When this came to light through a canvasser supervisor's field report, Carlos and Vivian assessed the impact: one control-group household, one protocol breach, minimal contamination risk to the larger experiment given 78 precincts in the design. They logged the breach, noted the specific household, and excluded it from the analysis. They also added a protocol refresher to the next week's canvasser briefing.

The Analysis and Results

Post-election analysis matched the experimental sample to the voter file and calculated ITT effects by county and in aggregate. The results:

Aggregate ITT: 2.8 percentage points (95% CI: 1.4–4.2 pp). Statistically significant at p < 0.01.

Contact rate: 43% (of treatment-precinct registered voters successfully contacted).

LATE: 6.5 percentage points (95% CI: 3.3–9.7 pp).

County-level heterogeneity: County one (high-contact, potentially high-quality canvassers): 3.9 pp ITT. Counties two and three: 2.1 and 2.4 pp. The difference is statistically significant in a pooled model with county-by-treatment interaction terms.

Carlos's analysis of the canvasser quality issue found that the first three weeks' contact in county one was associated with higher conversation quality scores on CEF's field app (which tracked canvasser self-reported quality ratings) — consistent with the interpretation that the initial high-quality canvasser allocation was partially driving the larger effect. For approximately 55% of the ITT difference across counties, the contact rate alone explained the gap. The remaining 45% was unexplained — consistent with but not definitively attributable to canvasser quality.

Key limitation documented in the write-up: The canvasser quality allocation issue in county one creates ambiguity about whether the larger county-one effect reflects the effect of a higher-quality canvassing model (of practical significance for CEF's program design) or simply a higher contact rate (which CEF could achieve in other counties with additional canvasser training).

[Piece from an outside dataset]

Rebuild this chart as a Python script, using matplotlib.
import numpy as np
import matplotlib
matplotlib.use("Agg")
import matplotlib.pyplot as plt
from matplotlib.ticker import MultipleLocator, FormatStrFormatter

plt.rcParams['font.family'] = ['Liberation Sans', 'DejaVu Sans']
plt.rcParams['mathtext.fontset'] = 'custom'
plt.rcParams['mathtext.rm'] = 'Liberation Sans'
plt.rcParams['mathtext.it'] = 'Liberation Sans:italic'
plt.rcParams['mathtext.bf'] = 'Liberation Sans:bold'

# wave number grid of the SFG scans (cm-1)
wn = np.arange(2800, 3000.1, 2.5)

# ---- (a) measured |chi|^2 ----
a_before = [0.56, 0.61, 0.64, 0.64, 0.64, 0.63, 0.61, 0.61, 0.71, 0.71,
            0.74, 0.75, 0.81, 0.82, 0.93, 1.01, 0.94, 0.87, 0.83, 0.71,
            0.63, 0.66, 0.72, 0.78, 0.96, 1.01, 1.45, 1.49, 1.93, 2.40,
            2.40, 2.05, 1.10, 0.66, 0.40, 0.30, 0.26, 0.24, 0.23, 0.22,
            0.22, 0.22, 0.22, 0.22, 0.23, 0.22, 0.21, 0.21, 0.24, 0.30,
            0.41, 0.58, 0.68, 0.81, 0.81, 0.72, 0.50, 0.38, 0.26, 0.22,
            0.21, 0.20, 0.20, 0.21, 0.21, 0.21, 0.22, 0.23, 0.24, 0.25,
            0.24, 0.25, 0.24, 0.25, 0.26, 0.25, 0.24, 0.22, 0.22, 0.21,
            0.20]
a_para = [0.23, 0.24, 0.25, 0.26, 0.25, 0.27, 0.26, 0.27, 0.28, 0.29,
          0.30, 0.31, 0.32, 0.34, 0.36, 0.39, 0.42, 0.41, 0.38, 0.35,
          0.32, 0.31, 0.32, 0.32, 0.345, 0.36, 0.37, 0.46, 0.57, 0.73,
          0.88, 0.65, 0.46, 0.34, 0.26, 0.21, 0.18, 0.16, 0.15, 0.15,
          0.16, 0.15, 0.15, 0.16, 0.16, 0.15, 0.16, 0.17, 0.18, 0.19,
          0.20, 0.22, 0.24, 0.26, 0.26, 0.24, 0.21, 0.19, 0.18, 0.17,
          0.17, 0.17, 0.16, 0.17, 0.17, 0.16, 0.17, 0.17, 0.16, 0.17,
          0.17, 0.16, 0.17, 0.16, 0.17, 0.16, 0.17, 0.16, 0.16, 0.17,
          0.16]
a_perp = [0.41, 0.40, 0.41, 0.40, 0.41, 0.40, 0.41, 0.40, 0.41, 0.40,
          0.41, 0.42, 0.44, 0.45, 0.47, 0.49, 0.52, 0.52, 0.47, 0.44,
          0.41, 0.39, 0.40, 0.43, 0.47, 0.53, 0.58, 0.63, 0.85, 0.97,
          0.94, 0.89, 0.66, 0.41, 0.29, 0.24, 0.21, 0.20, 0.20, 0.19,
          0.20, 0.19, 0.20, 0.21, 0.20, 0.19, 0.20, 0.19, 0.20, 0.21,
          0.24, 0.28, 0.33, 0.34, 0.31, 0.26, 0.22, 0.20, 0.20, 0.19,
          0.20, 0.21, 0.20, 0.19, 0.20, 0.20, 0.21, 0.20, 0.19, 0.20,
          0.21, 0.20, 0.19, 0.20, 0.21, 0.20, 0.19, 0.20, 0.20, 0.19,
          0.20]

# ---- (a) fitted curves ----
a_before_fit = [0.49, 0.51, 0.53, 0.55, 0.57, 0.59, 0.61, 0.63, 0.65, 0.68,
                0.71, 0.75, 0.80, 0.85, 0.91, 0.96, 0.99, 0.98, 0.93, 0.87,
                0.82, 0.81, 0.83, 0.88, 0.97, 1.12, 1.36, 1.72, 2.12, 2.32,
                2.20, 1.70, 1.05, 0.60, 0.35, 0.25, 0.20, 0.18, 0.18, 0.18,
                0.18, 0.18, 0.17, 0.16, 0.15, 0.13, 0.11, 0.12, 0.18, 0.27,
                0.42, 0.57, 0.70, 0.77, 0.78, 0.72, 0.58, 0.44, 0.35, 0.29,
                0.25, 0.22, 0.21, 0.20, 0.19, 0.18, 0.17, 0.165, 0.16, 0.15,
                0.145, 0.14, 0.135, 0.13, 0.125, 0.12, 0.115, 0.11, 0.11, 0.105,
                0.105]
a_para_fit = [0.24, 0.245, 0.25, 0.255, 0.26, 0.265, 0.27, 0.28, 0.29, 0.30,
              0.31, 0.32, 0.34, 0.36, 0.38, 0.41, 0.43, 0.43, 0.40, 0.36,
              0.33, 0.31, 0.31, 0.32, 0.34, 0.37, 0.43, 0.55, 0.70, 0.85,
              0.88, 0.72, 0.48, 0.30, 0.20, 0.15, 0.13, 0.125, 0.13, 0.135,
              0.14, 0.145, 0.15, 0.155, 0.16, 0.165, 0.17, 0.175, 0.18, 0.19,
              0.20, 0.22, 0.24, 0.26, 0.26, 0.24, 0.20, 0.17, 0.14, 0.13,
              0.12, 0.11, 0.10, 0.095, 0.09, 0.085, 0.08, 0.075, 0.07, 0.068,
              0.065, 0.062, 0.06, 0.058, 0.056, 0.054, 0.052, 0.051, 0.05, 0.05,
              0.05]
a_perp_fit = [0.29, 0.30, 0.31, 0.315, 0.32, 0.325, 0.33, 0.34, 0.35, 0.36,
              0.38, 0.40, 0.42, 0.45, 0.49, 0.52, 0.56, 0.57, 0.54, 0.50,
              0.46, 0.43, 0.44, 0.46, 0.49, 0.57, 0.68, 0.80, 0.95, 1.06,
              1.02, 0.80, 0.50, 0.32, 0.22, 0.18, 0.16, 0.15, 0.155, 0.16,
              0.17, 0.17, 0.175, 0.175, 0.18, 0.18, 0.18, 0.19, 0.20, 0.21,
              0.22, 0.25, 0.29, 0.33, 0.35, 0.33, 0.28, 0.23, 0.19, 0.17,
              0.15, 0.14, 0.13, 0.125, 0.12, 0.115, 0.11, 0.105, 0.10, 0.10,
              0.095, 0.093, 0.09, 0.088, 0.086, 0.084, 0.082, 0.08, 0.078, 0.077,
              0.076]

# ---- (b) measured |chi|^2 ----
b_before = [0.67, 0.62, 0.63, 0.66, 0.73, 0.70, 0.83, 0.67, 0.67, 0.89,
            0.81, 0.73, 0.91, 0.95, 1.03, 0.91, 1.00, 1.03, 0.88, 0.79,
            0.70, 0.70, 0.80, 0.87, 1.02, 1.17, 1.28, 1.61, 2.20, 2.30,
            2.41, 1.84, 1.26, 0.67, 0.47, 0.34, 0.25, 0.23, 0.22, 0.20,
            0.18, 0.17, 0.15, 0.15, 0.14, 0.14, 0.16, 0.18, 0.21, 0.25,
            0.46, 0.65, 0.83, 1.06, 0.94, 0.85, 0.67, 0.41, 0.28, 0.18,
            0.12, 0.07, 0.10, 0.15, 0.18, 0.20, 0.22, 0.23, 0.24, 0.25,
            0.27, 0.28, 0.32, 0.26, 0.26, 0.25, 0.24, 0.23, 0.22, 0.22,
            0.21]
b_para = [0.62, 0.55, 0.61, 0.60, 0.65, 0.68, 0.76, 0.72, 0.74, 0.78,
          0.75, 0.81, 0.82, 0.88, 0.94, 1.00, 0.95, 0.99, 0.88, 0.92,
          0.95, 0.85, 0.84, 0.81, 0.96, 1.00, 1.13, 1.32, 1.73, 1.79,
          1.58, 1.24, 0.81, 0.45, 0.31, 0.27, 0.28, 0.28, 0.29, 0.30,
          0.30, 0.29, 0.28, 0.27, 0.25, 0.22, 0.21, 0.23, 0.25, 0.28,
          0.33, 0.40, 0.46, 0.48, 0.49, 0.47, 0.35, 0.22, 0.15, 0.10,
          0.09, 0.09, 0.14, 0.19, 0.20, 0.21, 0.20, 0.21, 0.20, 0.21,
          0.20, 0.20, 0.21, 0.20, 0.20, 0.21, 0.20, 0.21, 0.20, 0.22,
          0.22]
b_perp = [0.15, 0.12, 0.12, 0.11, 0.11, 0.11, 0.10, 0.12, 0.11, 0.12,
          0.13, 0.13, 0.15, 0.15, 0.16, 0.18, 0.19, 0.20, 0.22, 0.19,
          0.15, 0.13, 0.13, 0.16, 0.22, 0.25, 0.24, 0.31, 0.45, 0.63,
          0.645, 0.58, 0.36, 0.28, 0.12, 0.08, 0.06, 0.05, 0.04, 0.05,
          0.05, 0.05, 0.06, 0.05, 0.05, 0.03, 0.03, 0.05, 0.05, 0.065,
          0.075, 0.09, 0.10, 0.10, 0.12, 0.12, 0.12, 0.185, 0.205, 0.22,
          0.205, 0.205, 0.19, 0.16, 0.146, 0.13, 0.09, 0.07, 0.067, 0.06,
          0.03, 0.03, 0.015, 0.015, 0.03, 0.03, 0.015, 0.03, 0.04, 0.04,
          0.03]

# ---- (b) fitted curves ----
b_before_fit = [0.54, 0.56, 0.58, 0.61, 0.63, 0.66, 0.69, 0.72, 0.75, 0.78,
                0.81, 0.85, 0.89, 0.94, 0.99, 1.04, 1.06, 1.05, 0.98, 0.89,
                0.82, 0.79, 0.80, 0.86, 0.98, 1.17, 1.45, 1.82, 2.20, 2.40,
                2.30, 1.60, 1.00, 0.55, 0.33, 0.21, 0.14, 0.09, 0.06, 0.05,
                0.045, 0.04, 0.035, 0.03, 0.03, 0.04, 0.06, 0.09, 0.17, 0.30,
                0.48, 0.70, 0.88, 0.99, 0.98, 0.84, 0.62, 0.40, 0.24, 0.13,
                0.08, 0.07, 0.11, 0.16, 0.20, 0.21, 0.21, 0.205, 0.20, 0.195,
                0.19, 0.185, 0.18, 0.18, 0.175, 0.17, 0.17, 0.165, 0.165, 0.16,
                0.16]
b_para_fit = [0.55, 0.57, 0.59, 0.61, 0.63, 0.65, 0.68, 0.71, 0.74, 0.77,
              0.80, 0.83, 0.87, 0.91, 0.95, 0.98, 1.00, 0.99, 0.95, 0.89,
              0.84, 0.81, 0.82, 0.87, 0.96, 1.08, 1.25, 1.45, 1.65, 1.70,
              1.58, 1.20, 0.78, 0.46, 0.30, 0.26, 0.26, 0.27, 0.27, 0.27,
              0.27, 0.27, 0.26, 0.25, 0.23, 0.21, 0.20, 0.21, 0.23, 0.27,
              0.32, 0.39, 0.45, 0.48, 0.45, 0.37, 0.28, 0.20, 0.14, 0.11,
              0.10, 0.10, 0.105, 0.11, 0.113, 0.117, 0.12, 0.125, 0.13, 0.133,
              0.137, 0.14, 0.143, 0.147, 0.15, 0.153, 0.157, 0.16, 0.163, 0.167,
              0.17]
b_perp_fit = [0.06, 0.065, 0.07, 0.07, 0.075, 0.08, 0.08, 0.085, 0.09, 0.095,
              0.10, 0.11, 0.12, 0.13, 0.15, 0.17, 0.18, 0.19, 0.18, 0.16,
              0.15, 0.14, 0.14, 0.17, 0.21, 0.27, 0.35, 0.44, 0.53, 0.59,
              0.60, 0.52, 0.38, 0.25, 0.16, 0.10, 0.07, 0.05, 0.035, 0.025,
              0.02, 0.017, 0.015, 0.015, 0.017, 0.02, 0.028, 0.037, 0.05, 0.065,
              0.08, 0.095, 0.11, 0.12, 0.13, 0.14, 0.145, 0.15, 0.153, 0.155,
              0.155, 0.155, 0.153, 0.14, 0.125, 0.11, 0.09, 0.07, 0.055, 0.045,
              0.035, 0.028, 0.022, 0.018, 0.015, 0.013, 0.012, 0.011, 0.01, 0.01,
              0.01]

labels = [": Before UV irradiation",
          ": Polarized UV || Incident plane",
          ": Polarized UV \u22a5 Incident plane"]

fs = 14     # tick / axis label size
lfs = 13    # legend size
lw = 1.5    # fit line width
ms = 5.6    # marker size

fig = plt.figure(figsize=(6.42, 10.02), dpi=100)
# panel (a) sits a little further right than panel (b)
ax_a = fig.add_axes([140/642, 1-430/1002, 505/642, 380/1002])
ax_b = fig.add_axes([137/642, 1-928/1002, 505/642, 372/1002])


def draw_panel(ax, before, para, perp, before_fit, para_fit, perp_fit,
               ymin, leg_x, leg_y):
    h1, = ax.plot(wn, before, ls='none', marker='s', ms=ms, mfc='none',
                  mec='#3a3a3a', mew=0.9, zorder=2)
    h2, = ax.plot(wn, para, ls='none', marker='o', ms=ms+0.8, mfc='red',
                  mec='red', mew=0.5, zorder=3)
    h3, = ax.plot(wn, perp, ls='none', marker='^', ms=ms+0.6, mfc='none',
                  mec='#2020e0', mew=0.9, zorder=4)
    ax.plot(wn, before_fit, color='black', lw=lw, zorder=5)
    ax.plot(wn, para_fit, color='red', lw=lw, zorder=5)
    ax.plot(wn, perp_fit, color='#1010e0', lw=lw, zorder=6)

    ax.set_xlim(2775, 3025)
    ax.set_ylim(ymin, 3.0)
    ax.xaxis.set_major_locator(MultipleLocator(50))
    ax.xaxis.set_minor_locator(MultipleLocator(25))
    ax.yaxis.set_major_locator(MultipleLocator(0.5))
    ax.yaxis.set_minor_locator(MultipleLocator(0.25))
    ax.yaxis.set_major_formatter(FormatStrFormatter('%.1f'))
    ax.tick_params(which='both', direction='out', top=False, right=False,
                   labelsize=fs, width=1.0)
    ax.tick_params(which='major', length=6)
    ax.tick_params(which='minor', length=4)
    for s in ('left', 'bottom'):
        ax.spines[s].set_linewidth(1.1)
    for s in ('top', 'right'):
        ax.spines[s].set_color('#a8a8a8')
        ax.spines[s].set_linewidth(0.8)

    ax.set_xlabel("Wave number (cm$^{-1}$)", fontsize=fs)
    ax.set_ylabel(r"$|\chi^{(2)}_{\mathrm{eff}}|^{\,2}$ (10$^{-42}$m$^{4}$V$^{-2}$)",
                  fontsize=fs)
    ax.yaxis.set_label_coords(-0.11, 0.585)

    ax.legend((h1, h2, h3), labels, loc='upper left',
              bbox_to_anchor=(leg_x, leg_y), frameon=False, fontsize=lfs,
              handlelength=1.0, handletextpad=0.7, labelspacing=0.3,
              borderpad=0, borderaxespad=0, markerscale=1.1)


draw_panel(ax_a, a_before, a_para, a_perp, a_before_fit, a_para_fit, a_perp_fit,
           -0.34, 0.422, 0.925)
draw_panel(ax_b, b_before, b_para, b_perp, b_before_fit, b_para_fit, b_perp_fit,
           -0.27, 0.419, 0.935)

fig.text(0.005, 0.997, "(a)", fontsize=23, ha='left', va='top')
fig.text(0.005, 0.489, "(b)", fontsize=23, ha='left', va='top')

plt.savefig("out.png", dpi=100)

Disentangling these effects would require a follow-up experiment specifically designed to vary canvasser quality.

Discussion Questions

  1. The team switched from individual-level to precinct-level randomization to address spillover concerns. What was gained and what was lost in this switch? Under what conditions would the individual-level design have been preferable despite the spillover risk?

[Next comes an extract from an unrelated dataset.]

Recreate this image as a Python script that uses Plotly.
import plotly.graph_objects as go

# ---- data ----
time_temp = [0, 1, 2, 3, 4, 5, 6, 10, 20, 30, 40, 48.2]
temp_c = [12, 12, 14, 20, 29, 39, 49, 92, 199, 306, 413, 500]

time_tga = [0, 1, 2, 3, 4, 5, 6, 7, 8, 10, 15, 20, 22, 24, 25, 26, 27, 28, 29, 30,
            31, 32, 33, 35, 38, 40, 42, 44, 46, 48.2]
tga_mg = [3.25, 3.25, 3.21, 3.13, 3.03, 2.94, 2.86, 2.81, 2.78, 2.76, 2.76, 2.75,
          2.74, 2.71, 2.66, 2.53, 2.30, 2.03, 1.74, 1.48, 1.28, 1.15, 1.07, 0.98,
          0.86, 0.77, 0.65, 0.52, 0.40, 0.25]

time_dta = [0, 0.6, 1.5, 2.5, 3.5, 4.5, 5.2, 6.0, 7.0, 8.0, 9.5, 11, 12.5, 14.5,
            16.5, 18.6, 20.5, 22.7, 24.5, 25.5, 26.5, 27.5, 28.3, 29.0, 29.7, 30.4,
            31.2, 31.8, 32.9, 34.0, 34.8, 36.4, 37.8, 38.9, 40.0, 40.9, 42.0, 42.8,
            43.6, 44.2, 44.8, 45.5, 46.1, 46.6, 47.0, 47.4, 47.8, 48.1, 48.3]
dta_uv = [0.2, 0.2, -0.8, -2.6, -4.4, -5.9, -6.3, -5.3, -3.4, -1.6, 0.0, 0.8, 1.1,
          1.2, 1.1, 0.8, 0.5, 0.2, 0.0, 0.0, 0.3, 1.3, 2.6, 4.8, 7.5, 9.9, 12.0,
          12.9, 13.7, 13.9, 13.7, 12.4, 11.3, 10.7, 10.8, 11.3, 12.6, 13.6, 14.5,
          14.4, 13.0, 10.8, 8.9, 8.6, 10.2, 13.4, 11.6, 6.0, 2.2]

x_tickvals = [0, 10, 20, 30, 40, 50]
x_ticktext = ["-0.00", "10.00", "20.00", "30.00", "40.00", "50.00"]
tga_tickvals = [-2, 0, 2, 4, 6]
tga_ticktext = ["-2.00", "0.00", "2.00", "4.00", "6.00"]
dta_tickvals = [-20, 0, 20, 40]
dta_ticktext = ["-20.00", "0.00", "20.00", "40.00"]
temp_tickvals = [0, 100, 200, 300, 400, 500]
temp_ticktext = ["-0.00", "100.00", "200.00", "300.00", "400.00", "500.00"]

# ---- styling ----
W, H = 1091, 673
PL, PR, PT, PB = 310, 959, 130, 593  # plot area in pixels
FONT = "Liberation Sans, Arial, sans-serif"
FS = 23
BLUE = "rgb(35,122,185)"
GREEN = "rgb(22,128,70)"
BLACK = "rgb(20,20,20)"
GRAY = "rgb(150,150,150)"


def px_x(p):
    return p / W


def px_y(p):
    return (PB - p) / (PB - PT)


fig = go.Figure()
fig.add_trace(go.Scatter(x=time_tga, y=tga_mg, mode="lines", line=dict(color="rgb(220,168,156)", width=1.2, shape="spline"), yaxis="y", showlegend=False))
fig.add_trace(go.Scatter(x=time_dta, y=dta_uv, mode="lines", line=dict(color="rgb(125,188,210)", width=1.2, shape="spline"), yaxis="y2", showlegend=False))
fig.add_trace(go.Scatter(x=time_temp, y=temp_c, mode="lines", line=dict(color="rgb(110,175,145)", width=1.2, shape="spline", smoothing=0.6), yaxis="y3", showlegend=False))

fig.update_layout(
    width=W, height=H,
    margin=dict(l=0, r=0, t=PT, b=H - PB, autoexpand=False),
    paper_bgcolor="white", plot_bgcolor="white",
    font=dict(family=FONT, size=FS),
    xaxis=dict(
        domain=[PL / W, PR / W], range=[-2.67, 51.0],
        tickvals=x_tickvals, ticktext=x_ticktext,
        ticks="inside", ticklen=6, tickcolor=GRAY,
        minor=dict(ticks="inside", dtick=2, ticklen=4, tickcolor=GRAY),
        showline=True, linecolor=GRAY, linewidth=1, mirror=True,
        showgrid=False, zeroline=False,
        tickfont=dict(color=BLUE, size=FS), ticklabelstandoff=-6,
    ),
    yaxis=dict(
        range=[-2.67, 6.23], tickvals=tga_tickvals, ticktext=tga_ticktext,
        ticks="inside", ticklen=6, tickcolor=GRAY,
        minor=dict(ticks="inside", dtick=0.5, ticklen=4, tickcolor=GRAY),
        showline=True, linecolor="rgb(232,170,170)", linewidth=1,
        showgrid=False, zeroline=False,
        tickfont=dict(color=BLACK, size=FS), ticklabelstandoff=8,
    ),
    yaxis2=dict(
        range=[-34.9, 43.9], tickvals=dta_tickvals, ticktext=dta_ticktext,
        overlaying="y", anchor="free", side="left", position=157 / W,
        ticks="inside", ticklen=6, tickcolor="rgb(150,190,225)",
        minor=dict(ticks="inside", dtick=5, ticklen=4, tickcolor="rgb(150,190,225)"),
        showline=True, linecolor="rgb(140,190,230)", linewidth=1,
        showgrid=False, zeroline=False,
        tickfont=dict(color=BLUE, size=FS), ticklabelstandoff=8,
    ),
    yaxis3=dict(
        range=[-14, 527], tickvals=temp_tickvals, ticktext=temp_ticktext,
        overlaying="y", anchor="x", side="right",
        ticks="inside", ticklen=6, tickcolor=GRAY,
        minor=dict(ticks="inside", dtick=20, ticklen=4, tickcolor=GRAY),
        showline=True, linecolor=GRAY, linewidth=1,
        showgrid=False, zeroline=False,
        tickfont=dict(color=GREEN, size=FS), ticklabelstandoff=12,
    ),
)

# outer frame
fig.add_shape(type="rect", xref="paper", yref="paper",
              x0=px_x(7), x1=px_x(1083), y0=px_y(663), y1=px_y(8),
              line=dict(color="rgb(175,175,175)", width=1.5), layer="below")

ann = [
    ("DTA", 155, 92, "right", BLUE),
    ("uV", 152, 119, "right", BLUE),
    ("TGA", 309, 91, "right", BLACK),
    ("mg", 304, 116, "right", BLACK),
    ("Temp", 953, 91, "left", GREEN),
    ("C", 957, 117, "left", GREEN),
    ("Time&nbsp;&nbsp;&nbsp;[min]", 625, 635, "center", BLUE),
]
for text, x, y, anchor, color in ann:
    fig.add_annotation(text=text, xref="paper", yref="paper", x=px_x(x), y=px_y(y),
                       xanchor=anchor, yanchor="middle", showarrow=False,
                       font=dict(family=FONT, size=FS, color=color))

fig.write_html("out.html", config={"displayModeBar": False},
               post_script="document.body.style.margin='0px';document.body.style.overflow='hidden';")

  2. The canvasser quality problem in county one created ambiguity about whether to attribute the larger effect to contact rate or canvasser quality. Design a follow-up experiment that would cleanly separate these two factors.

  3. The protocol breach involving a control-group household was treated as minor given 78 precincts in the design. At what scale of protocol breach — how many households, what type of contamination — would you have considered stopping the experiment? How would you make that determination?

  4. Trish's training approach condensed experimental protocol education into a forty-five-minute session attached to a regular briefing. What are the limits of this approach? What would more adequate training look like, and what operational costs would it impose?

  5. The publication of the results will occur with a lag designed to protect operational security. Should there be any limit on how long Meridian and CEF can delay publication? What interests are served by the delay, and what interests are harmed?